08:14:00 (5) > select count(*) from datetest where x1 is not null;
+----------+
| count(*) |
+----------+
|        1 |
+----------+
1 row in set (0.00 sec)

08:14:02 (6) > insert into datetest values(null);
Query OK, 1 row affected (0.01 sec)

08:14:14 (7) > select count(*) from datetest where x1 is null;
+----------+
| count(*) |
+----------+
|        1 |
+----------+
1 row in set (0.00 sec)

From the schema that py-mysql2pgsql creates, there is no way to record an "unknown" date, because it forces date/datetime/etc columns to be NOT NULL, even ones that have been marked with default null.

kworr commented 10 years ago

@gms8994 Sorry, I don't fully understand. What I had done is discarding NOT NULL for a list of types because MySQL does actually the same. So right now MySQL definition of something date NOT NULL will be translated as something date (with default NULL being default).

I retested my own commit and found that I managed to mess up the logic so the code actually doesn't works the way I'm describing it. If we are talking about the same thing I think I'll go fix it...

gms8994 commented 10 years ago

Specifically, the problem I'm having is that I have the following mysql table:

CREATE TABLE `affiliates` (
  `affiliate_id` int(11) NOT NULL AUTO_INCREMENT,
  `affiliate_name` varchar(255) DEFAULT NULL,
  `affiliate_url` varchar(255) DEFAULT NULL,
  `add_date` datetime DEFAULT NULL,
  `paid` varchar(50) DEFAULT '0',
  `type` varchar(50) DEFAULT NULL,
  `type_id` int(11) DEFAULT NULL,
  PRIMARY KEY (`affiliate_id`)
) ENGINE=MyISAM AUTO_INCREMENT=530 DEFAULT CHARSET=latin1;

and the resulting postgres table is:

CREATE TABLE "affiliates" (
  "affiliate_id" integer DEFAULT nextval('affiliates_affiliate_id_seq'::regclass) NOT NULL,
  "affiliate_name" character varying(255),
  "affiliate_url" character varying(255),
  "add_date" timestamp without time zone NOT NULL,
  "paid" character varying(50) DEFAULT '0'::character varying,
  "type" character varying(50),
  "type_id" integer
)
WITHOUT OIDS;

Notice that add_date in mysql is DEFAULT NULL, whereas add_date in postgres is NOT NULL.

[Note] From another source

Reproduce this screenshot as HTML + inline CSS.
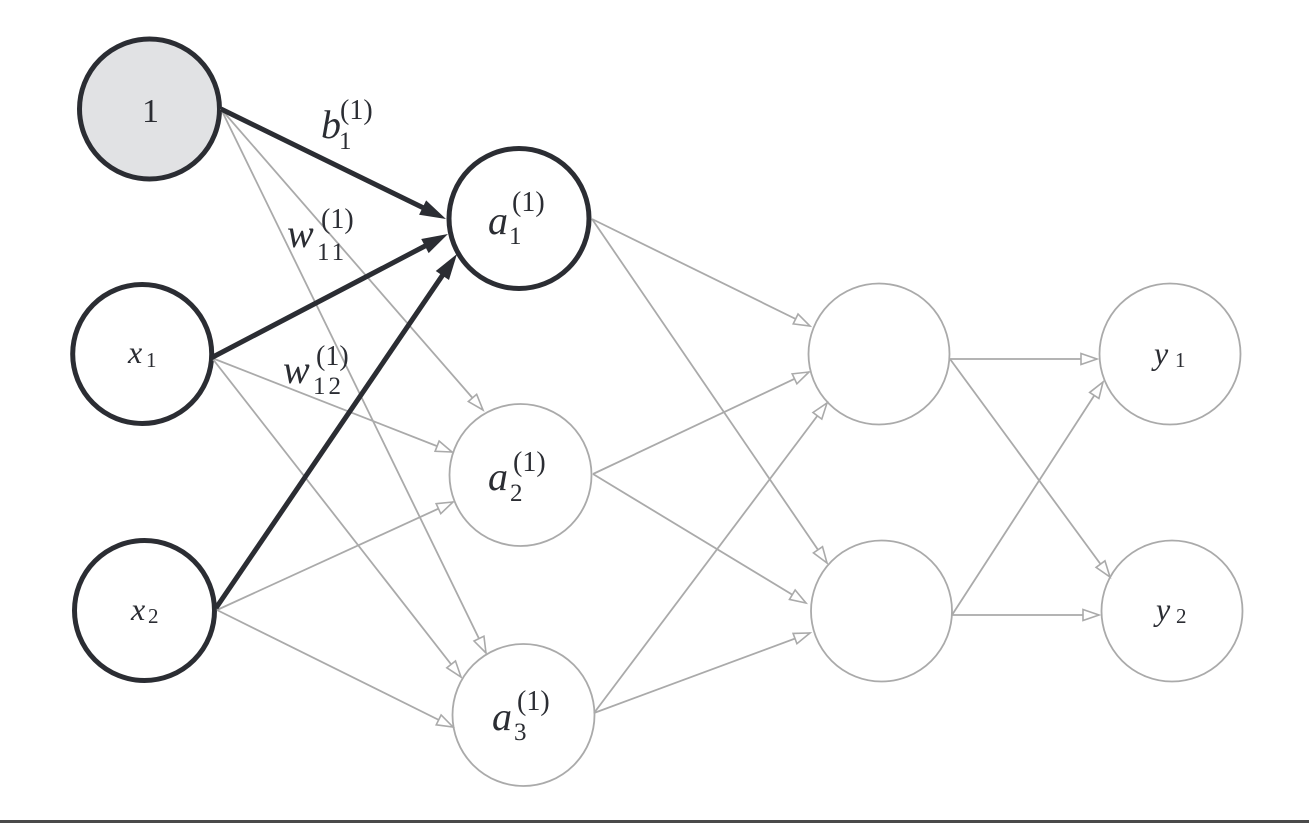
<!DOCTYPE html>
<html>
<head>
<meta charset="utf-8">
<style>
  html, body { margin: 0; padding: 0; background: #ffffff; }
  body { width: 1309px; height: 823px; overflow: hidden; font-family: "Liberation Serif", "Times New Roman", Times, "DejaVu Serif", serif; }
  svg { display: block; }
  svg text { font-family: "Liberation Serif", "Times New Roman", Times, "DejaVu Serif", serif; fill: #2b2d33; }
  .it { font-style: italic; }
</style>
</head>
<body>
<svg width="1309" height="823" viewBox="0 0 1309 823" xmlns="http://www.w3.org/2000/svg">
  <defs>
    <marker id="bold" markerUnits="userSpaceOnUse" markerWidth="30" markerHeight="20" refX="2" refY="8" orient="auto" overflow="visible">
      <path d="M0,0 L26,8 L0,16 Z" fill="#2b2d33"/>
    </marker>
    <marker id="open" markerUnits="userSpaceOnUse" markerWidth="20" markerHeight="14" refX="16" refY="5.5" orient="auto" overflow="visible">
      <path d="M0,0 L16,5.5 L0,11 Z" fill="#ffffff" stroke="#aaaaaa" stroke-width="1.6" stroke-linejoin="miter"/>
    </marker>
  </defs>

  <!-- Nodes -->
  <circle cx="149.5" cy="109" r="70" fill="#e1e2e4" stroke="#2b2d33" stroke-width="5"/>
  <circle cx="142.2" cy="354" r="69.5" fill="none" stroke="#2b2d33" stroke-width="5"/>
  <circle cx="144.5" cy="610.5" r="70" fill="none" stroke="#2b2d33" stroke-width="5"/>
  <circle cx="519" cy="218.5" r="70" fill="none" stroke="#2b2d33" stroke-width="5"/>

  <circle cx="520.5" cy="475" r="71" fill="none" stroke="#aaaaaa" stroke-width="1.8"/>
  <circle cx="523.5" cy="715" r="71" fill="none" stroke="#aaaaaa" stroke-width="1.8"/>
  <circle cx="879" cy="354" r="70.5" fill="none" stroke="#aaaaaa" stroke-width="1.8"/>
  <circle cx="881.5" cy="611" r="70.5" fill="none" stroke="#aaaaaa" stroke-width="1.8"/>
  <circle cx="1170" cy="354" r="70.5" fill="none" stroke="#aaaaaa" stroke-width="1.8"/>
  <circle cx="1172" cy="611" r="70.5" fill="none" stroke="#aaaaaa" stroke-width="1.8"/>

  <!-- Gray edges -->
  <g stroke="#aaaaaa" stroke-width="1.8" fill="none" marker-end="url(#open)">
    <line x1="221" y1="109" x2="483" y2="410"/>
    <line x1="221" y1="109" x2="486" y2="653"/>
    <line x1="212" y1="358" x2="452" y2="452"/>
    <line x1="212" y1="358" x2="461" y2="677"/>
    <line x1="217" y1="610" x2="453" y2="502"/>
    <line x1="217" y1="610" x2="453" y2="727"/>

    <line x1="592" y1="219" x2="810" y2="326"/>
    <line x1="592" y1="219" x2="827" y2="563"/>
    <line x1="593" y1="474" x2="809" y2="372"/>
    <line x1="593" y1="474" x2="806" y2="603"/>
    <line x1="594" y1="713" x2="827" y2="403"/>
    <line x1="594" y1="713" x2="810" y2="633"/>

    <line x1="950" y1="359" x2="1097" y2="359"/>
    <line x1="950" y1="359" x2="1110" y2="577"/>
    <line x1="952" y1="615" x2="1103" y2="382"/>
    <line x1="952" y1="615" x2="1099" y2="615"/>
  </g>

  <!-- Bold edges -->
  <g stroke="#2b2d33" stroke-width="5" fill="none" marker-end="url(#bold)">
    <line x1="221" y1="109" x2="424.4" y2="208.4"/>
    <line x1="211" y1="358" x2="426.7" y2="245.1"/>
    <line x1="216" y1="608" x2="443.5" y2="273.8"/>
  </g>

  <!-- Labels -->
  <g fill="#2b2d33">
  <text x="150.5" y="122" font-size="34" text-anchor="middle">1</text>

  <text class="it" x="128" y="363" font-size="32">x</text>
  <text x="146" y="367" font-size="21">1</text>

  <text class="it" x="131" y="620" font-size="32">x</text>
  <text x="148" y="623" font-size="21">2</text>

  <text class="it" x="1154" y="364" font-size="32">y</text>
  <text x="1175" y="367" font-size="21">1</text>

  <text class="it" x="1156" y="620" font-size="32">y</text>
  <text x="1176" y="623" font-size="21">2</text>

  <!-- a1 -->
  <text class="it" x="488" y="234" font-size="40">a</text>
  <text x="509" y="244" font-size="25">1</text>
  <text x="512" y="211" font-size="28">(1)</text>

  <!-- a2 -->
  <text class="it" x="488" y="490" font-size="40">a</text>
  <text x="510" y="501" font-size="25">2</text>
  <text x="513" y="471" font-size="28">(1)</text>

  <!-- a3 -->
  <text class="it" x="492" y="730" font-size="40">a</text>
  <text x="514" y="740" font-size="25">3</text>
  <text x="517" y="710" font-size="28">(1)</text>

  <!-- b1 -->
  <text class="it" x="321" y="138" font-size="40">b</text>
  <text x="339" y="149" font-size="25">1</text>
  <text x="340" y="119" font-size="28">(1)</text>

  <!-- w11 -->
  <text class="it" x="287" y="247" font-size="40">w</text>
  <text x="317" y="260" font-size="25" letter-spacing="3">11</text>
  <text x="321" y="228" font-size="28">(1)</text>

  <!-- w12 -->
  <text class="it" x="283" y="383" font-size="40">w</text>
  <text x="313" y="394" font-size="25" letter-spacing="3">12</text>
  <text x="316" y="365" font-size="28">(1)</text>
  </g>

  <!-- bottom rule -->
  <rect x="0" y="820" width="1309" height="3" fill="#4a4a4a"/>
</svg>
</body>
</html>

kworr commented 10 years ago

Can you try it now?

gms8994 commented 10 years ago

Looks like that works. I'm running a conversion right now; so far it's looking pretty good.

kworr commented 10 years ago

Glad to hear that. Drop a line on whether it was successful or not :)

gms8994 commented 10 years ago

It was successful. Thanks! Question though; I timed a run converting 345 tables with ~20M rows (in total) on local instances of MySQL and Postgres. It took about 43 minutes. Does that seem reasonable? Machine is a 2012 iMac; default settings on both MySQL and Postgres.

kworr commented 10 years ago

We have an Issue for that... And yes it's not very fast for now. Thanks for feedback. I'm closing the ticket.